_Input material_.
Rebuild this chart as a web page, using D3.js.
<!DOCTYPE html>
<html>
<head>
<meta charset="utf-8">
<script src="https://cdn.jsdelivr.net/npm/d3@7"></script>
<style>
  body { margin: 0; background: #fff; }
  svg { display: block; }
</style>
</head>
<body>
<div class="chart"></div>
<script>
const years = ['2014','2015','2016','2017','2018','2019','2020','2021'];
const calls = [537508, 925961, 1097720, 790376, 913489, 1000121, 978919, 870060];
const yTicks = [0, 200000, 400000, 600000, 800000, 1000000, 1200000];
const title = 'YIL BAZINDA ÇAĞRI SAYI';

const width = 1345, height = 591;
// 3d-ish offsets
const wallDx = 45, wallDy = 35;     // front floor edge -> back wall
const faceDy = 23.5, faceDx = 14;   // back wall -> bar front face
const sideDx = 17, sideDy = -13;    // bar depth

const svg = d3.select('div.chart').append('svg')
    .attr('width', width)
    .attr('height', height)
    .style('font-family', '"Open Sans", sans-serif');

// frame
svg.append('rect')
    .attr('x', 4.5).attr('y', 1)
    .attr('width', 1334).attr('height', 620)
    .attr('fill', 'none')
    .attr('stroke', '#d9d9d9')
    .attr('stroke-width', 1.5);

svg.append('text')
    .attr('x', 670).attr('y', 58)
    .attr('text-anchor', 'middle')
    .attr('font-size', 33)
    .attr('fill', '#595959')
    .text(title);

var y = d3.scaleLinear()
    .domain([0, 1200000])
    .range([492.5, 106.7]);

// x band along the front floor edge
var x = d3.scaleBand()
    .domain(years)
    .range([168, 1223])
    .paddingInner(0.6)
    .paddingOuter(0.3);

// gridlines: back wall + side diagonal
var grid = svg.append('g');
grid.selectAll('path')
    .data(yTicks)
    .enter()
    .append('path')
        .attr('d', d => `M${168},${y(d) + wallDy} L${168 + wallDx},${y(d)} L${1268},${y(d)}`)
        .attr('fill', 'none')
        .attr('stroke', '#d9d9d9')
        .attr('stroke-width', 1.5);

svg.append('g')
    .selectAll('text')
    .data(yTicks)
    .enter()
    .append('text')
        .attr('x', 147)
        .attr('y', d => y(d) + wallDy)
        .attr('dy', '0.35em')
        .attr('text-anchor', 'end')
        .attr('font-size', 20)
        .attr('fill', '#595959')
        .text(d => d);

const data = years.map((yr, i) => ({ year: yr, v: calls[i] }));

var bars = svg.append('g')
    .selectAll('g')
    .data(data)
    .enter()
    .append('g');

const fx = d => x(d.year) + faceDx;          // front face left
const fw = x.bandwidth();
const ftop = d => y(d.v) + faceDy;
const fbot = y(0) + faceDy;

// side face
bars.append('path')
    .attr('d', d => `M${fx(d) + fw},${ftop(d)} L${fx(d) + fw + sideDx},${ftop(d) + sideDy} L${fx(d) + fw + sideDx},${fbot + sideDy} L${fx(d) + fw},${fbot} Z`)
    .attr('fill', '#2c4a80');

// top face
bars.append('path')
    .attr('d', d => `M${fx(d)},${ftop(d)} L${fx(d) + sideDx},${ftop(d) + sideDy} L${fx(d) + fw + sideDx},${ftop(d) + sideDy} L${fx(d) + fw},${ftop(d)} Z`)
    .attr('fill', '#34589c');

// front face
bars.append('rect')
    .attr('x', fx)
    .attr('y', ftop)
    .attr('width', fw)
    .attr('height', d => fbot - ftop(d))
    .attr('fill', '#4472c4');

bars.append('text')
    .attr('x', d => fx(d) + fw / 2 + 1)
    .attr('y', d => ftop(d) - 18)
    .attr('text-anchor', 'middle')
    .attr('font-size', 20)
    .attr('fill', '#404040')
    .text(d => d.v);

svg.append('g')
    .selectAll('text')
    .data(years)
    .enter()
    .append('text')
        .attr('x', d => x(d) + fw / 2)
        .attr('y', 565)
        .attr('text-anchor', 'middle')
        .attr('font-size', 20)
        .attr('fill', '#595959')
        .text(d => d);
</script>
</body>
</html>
==
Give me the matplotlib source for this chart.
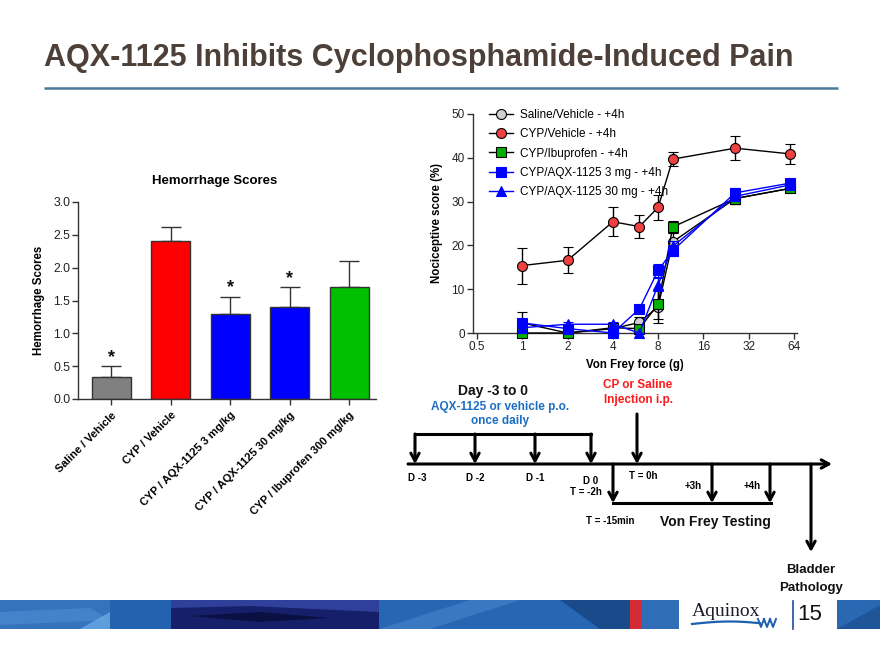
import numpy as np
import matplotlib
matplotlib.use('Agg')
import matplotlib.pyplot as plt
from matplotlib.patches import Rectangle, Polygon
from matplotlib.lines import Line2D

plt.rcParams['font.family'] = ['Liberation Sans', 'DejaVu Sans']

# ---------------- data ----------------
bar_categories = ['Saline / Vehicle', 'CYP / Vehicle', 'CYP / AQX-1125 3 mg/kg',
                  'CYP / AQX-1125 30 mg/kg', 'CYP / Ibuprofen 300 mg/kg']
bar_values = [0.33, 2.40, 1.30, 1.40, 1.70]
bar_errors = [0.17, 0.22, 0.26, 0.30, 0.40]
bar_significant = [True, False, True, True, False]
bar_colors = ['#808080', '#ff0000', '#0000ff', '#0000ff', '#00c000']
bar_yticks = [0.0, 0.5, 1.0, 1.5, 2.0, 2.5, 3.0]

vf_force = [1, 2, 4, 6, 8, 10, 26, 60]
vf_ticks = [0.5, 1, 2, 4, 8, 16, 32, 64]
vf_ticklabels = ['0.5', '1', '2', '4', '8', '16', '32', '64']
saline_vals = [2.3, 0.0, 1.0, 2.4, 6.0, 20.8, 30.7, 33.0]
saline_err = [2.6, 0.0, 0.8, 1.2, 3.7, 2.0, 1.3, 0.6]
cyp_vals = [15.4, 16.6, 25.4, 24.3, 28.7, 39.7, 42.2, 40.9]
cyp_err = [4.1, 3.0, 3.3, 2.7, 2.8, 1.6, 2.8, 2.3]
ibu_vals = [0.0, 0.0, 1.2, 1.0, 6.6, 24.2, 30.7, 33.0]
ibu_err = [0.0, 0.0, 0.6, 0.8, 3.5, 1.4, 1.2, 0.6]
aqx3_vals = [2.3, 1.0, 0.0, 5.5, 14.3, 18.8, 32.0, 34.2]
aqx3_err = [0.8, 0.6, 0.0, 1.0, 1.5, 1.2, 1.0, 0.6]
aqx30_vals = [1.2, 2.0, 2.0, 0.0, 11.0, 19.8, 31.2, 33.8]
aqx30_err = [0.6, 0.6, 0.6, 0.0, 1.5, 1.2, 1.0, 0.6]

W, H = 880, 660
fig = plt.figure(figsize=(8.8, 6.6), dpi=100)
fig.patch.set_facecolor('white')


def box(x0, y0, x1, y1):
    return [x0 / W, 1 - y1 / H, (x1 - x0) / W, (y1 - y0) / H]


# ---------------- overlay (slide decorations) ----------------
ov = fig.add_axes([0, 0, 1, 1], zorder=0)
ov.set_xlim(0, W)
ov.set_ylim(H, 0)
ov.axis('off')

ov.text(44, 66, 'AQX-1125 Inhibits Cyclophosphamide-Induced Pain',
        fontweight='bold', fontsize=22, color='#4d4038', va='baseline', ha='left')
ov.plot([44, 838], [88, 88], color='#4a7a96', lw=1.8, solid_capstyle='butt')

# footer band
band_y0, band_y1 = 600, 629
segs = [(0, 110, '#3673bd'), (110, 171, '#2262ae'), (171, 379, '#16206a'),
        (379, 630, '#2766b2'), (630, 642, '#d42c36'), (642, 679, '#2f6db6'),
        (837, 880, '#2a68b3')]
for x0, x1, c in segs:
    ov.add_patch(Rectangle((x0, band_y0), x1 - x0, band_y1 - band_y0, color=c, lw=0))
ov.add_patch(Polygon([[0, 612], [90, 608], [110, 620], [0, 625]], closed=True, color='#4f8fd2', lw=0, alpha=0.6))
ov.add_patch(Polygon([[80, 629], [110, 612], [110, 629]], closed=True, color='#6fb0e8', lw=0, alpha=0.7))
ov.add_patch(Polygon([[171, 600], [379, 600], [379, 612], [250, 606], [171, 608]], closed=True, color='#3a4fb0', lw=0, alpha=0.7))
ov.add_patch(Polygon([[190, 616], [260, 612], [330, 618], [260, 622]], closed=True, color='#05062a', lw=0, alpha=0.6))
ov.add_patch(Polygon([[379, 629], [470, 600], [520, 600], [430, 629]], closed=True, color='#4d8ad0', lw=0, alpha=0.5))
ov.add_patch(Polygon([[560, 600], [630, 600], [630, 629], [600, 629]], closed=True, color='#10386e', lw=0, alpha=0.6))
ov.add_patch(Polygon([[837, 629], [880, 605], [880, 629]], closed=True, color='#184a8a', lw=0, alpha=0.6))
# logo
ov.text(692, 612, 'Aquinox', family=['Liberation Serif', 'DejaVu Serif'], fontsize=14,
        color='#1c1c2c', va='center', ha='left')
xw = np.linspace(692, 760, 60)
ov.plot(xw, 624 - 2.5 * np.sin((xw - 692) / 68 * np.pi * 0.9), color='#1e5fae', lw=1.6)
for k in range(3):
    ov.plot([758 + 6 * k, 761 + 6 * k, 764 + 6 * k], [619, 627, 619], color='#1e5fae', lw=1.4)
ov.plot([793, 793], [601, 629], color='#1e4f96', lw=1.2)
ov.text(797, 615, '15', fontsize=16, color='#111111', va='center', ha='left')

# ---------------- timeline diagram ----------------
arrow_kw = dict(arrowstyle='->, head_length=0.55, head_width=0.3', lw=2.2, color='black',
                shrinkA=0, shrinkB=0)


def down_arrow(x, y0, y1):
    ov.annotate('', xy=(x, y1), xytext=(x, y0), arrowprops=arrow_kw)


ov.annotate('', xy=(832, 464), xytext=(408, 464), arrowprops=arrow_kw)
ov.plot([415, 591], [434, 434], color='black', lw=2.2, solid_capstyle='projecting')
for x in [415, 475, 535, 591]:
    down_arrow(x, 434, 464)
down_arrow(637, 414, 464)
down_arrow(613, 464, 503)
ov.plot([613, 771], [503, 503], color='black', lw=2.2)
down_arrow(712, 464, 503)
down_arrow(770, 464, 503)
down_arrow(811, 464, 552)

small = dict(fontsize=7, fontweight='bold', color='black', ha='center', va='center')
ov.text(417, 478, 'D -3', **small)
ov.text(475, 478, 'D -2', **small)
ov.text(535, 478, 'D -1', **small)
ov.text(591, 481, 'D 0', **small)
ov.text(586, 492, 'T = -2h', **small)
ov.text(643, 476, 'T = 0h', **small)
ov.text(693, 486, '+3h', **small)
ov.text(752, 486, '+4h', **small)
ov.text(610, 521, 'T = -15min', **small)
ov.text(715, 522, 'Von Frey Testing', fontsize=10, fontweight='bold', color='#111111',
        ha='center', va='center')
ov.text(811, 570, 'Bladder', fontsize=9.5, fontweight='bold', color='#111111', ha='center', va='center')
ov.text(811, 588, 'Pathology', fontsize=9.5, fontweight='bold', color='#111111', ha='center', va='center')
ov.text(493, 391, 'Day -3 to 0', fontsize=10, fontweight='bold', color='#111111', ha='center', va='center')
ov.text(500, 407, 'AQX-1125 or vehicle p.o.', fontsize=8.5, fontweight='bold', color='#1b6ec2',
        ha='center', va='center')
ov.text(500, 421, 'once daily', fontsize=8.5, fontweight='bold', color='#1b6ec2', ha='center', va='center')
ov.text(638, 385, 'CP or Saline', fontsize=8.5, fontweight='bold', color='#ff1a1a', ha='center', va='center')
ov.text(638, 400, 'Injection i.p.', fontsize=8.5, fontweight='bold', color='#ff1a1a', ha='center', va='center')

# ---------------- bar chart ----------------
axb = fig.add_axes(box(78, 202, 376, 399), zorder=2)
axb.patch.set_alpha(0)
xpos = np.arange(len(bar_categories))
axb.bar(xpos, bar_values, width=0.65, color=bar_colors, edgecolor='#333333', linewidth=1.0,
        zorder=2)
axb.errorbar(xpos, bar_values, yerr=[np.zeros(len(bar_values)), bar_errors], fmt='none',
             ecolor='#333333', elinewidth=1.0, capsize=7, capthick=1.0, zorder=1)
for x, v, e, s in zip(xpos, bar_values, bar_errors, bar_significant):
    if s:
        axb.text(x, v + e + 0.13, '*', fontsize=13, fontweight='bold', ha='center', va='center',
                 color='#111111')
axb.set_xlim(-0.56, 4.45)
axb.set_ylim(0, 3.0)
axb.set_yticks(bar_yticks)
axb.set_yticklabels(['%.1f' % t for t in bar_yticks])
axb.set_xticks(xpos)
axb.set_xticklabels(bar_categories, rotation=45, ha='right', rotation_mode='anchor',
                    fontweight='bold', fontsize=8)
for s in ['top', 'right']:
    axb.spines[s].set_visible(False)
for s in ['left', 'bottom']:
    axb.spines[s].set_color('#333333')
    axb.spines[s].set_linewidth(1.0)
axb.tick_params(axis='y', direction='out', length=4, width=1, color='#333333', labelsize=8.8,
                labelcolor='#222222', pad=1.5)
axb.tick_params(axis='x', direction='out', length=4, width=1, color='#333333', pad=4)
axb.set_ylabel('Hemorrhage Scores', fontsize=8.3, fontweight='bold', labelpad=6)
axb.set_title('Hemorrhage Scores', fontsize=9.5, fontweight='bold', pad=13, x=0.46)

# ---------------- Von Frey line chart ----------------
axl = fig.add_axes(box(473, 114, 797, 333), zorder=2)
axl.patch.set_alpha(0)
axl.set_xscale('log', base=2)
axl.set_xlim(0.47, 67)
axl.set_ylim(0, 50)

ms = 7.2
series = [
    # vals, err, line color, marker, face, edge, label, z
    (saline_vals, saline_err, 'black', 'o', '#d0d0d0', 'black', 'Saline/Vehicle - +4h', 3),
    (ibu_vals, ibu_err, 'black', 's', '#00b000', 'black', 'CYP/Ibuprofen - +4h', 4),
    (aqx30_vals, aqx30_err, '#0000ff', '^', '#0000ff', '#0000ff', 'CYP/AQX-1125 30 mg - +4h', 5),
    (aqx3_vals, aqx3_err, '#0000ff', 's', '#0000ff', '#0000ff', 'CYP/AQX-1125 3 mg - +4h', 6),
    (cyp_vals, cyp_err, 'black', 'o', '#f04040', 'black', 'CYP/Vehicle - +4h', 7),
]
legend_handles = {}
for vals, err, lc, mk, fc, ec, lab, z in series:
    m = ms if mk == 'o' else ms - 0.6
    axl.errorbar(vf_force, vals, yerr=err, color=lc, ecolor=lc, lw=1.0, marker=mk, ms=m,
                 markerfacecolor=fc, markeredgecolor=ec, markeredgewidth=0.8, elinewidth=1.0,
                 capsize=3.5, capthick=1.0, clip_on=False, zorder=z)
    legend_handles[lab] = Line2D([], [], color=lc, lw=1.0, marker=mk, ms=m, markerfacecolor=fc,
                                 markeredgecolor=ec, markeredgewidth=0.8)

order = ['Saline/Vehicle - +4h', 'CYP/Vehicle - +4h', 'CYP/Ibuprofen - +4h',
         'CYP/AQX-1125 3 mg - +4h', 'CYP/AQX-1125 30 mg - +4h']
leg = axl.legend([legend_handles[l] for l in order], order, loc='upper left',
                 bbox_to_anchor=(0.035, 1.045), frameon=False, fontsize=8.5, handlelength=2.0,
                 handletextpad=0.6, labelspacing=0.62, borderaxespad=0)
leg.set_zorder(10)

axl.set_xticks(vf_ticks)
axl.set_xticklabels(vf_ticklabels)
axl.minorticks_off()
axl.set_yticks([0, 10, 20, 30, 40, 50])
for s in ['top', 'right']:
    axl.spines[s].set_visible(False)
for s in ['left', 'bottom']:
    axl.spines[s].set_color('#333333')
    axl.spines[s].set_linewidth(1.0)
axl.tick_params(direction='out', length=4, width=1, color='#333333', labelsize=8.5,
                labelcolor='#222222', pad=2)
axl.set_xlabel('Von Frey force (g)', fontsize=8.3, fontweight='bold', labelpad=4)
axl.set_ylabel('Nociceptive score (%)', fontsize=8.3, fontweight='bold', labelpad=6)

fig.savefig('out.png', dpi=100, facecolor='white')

_Short task_.
Reproduce, starting at the line containing "Give me the matplotlib source for this chart." and stopping after the line containing "plt.rcParams['font.family'] = ['Liberation", each of those lines exactly and no others; leave pictures out.

_Task output_.
Give me the matplotlib source for this chart.
import numpy as np
import matplotlib
matplotlib.use('Agg')
import matplotlib.pyplot as plt
from matplotlib.patches import Rectangle, Polygon
from matplotlib.lines import Line2D

plt.rcParams['font.family'] = ['Liberation Sans', 'DejaVu Sans']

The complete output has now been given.